Vous n’avez pas été vidé d’un point de vue psychologique ?
Non car j’ai récupéré. Je dors, même dans les pires situations. Je zappe et je dors. Je n’ai pas pris le moindre petit cachet pour dormir. J’ai même réussi à ne pas me ronger les ongles alors que ça fait 45 ans que c’est le cas. Pourtant, j’aurais dû être stressé… Mais non.
La France est-elle un champion du monde moche ?
Pourquoi ? Parce qu’elle me ressemble (rires) ? C’est de la littérature. Il y a toujours ces questions après une compétition. Celui qui est champion est meilleur que les autres, tout simplement. Le haut niveau, c’est être plus fort que tous les adversaires que l’on affronte. Quand on bat un adversaire, ce n’est pas parce qu’il est mauvais. Et quand cet adversaire nous bat, il ne faut pas lui enlever son mérite. Oui, on aurait pu faire mieux. On n’a pas toujours tout maîtrisé… Mais je dis depuis le départ que j’ai fait un choix de la jeunesse. Sur les quatorze qui ont découvert la compétition (NDLR : c’était leur premier tournoi international A), il est évident qu’ils seront plus forts dans deux ou quatre ans.
Comment avez-vous été champion du monde ?
Par le mérite et par la qualité des joueurs sur le terrain. Pas par le Saint-Esprit. Ma fierté première, c’est d’avoir construit un groupe. Il y a une force collective qui se dégage. La qualité est également présente chez l’adversaire. Mais à qualité égale, celui qui en veut plus et qui en donne plus arrive à faire la différence.
Que répondez-vous à ceux qui disent que le Brésil ou la Belgique jouaient mieux que la France ?

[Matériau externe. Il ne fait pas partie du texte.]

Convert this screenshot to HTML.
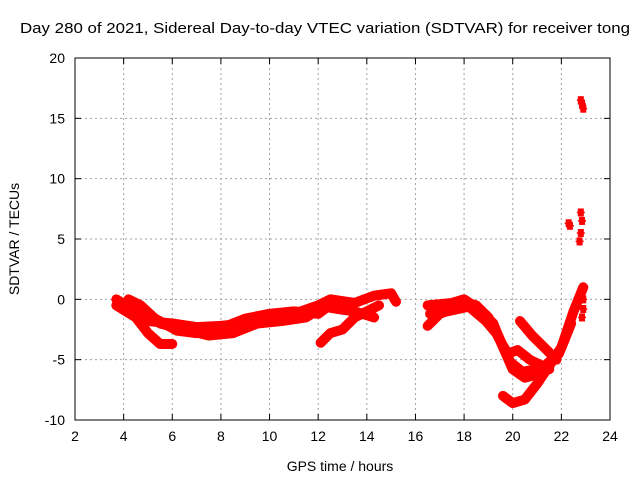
<!DOCTYPE html>
<html><head><meta charset="utf-8"><style>
body{margin:0;background:#fff}
svg{display:block;font-family:"Liberation Sans",sans-serif}
</style></head><body>
<svg id="c" width="640" height="480"></svg>
<script>
const xTicks=[2,4,6,8,10,12,14,16,18,20,22,24];
const yTicks=[-10,-5,0,5,10,15,20];
const trackA=[[3.7,0],[4.5,-1],[5,-1.8],[6,-2],[7,-2.3],[8,-2.2],[9,-2],[10,-1.3],[11,-1.2],[12,-0.5],[12.5,0],[13.5,-0.3],[14.3,0.3],[15,0.5],[15.2,-0.2]];
const trackB=[[3.7,-0.5],[4.5,-1.5],[5,-2.8],[5.5,-3.7],[6,-3.7]];
const trackC=[[4.2,0],[4.7,-0.5],[5.5,-2],[6.5,-2.5],[7.5,-3],[8.5,-2.8],[9.5,-2],[10.5,-1.8],[11.5,-1.5],[12.2,-0.6],[12.8,-0.8],[13.5,-1],[14.3,-1.5]];
const trackC2=[[4.5,-0.3],[5.2,-1.5],[6.2,-2.6],[7,-2.8],[8,-2.4],[9,-1.6],[10,-1.2],[11,-1],[12,-1.2],[12.6,-0.3]];
const trackD=[[12.1,-3.6],[12.5,-2.8],[13,-2.5],[13.5,-1.5],[14,-1],[14.5,-0.5]];
const trackE=[[16.5,-2.2],[17,-1.2],[17.5,-0.8],[18,-0.2],[18.5,-0.5],[19,-1.5],[19.5,-3.5],[20,-5.8],[20.5,-6.5],[21,-6.2],[21.5,-5.5],[22,-4],[22.5,-1],[22.9,1]];
const trackF=[[16.5,-0.5],[17.5,-0.3],[18,0],[18.6,-0.8],[19.2,-2],[19.5,-3.5],[19.8,-4.5],[20.2,-4.2],[20.7,-5],[21.2,-5.5],[21.5,-5.8]];
const trackF2=[[16.6,-1.2],[17.3,-1],[18.2,-0.6],[18.9,-1.8],[19.4,-3],[19.9,-5.2],[20.4,-6],[21.2,-5.7],[21.9,-4.5],[22.4,-2]];
const trackG=[[20.3,-1.8],[20.8,-3],[21.3,-4],[21.8,-5]];
const trackH=[[19.6,-8],[20,-8.6],[20.5,-8.3],[21,-7],[21.5,-5.5],[22,-4],[22.3,-2.5]];
const spikesX=[22.8,22.85,22.9,22.3,22.35,22.8,22.85,22.8,22.75,22.9,22.9,22.9,22.85];
const spikesY=[16.5,16.2,15.8,6.3,6.1,7.2,6.5,5.5,4.8,0.8,0,-0.8,-1.5];
const S=document.getElementById('c'),NS='http://www.w3.org/2000/svg';
const X0=75,X1=610,Y0=420,Y1=58;
const sx=h=>X0+(h-2)/22*(X1-X0), sy=v=>Y0-(v+10)/30*(Y0-Y1);
function mk(t,a,p){const e=document.createElementNS(NS,t);for(const k in a)e.setAttribute(k,a[k]);(p||S).appendChild(e);return e;}
const grid=mk('g',{});


xTicks.forEach(t=>{const x=sx(t);
 if(t>2&&t<24){mk('line',{x1:x,x2:x,y1:Y1,y2:Y0,stroke:'#a0a0a0','stroke-dasharray':'2,3'},grid);}
 mk('line',{x1:x,x2:x,y1:Y0,y2:Y0-6,stroke:'#000'});mk('line',{x1:x,x2:x,y1:Y1,y2:Y1+6,stroke:'#000'});
 const tx=mk('text',{x:x,y:Y0+21,'text-anchor':'middle','font-size':14});tx.textContent=t;
 
 });
yTicks.forEach(t=>{const y=sy(t);
 if(t>-10&&t<20)mk('line',{x1:X0,x2:X1,y1:y,y2:y,stroke:'#a0a0a0','stroke-dasharray':'2,3'},grid);
 mk('line',{x1:X0,x2:X0+6,y1:y,y2:y,stroke:'#000'});mk('line',{x1:X1,x2:X1-6,y1:y,y2:y,stroke:'#000'});
 const tx=mk('text',{x:X0-10,y:y+5,'text-anchor':'end','font-size':14});tx.textContent=t;
 
 });
const box=mk('rect',{x:X0,y:Y1,width:X1-X0,height:Y0-Y1,fill:'none',stroke:'#000'});


const series=[trackA,trackB,trackC,trackC2,trackD,trackE,trackF,trackF2,trackG,trackH];
series.forEach((tr,i)=>{
 const p=mk('polyline',{points:tr.map(d=>sx(d[0])+','+sy(d[1])).join(' '),fill:'none',stroke:'#ff0000','stroke-width':10,'stroke-linejoin':'round','stroke-linecap':'round'});
 
 
});
function cross(x,y){mk('path',{d:`M${x-4},${y}h8M${x},${y-4}v8`,stroke:'#ff0000','stroke-width':1.5});}
spikesX.forEach((h,i)=>{const x=sx(h),y=sy(spikesY[i]);
 const g=mk('rect',{x:x-3,y:y-4,width:6,height:8,fill:'#ff0000'});
 
 
 cross(x,y);});
const t=mk('text',{x:20,y:33,'font-size':15,textLength:610,lengthAdjust:'spacingAndGlyphs'});t.textContent='Day 280 of 2021, Sidereal Day-to-day VTEC variation (SDTVAR) for receiver tong';


const xl=mk('text',{x:340,y:471,'text-anchor':'middle','font-size':14});xl.textContent='GPS time / hours';


const yl=mk('text',{x:0,y:0,'text-anchor':'middle','font-size':14,transform:'translate(19,239) rotate(-90)'});yl.textContent='SDTVAR / TECUs';


</script>
</body></html>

Peut-être… On a rencontré une très belle équipe de Belgique qui nous a fait souffrir. Apparemment, ils n’ont pas regardé la finale de la Coupe du monde. Tant pis pour eux. Cette Coupe du monde était à part. Je l’ai constaté dès le début. Elle n’a pas donné raison aux équipes qui avaient une grande possession du ballon. Pour reprendre un terme de Guy Stéphan (son adjoint), je dirais que notre équipe a été chirurgicale. C’est la vérité. Nous avons fait mal.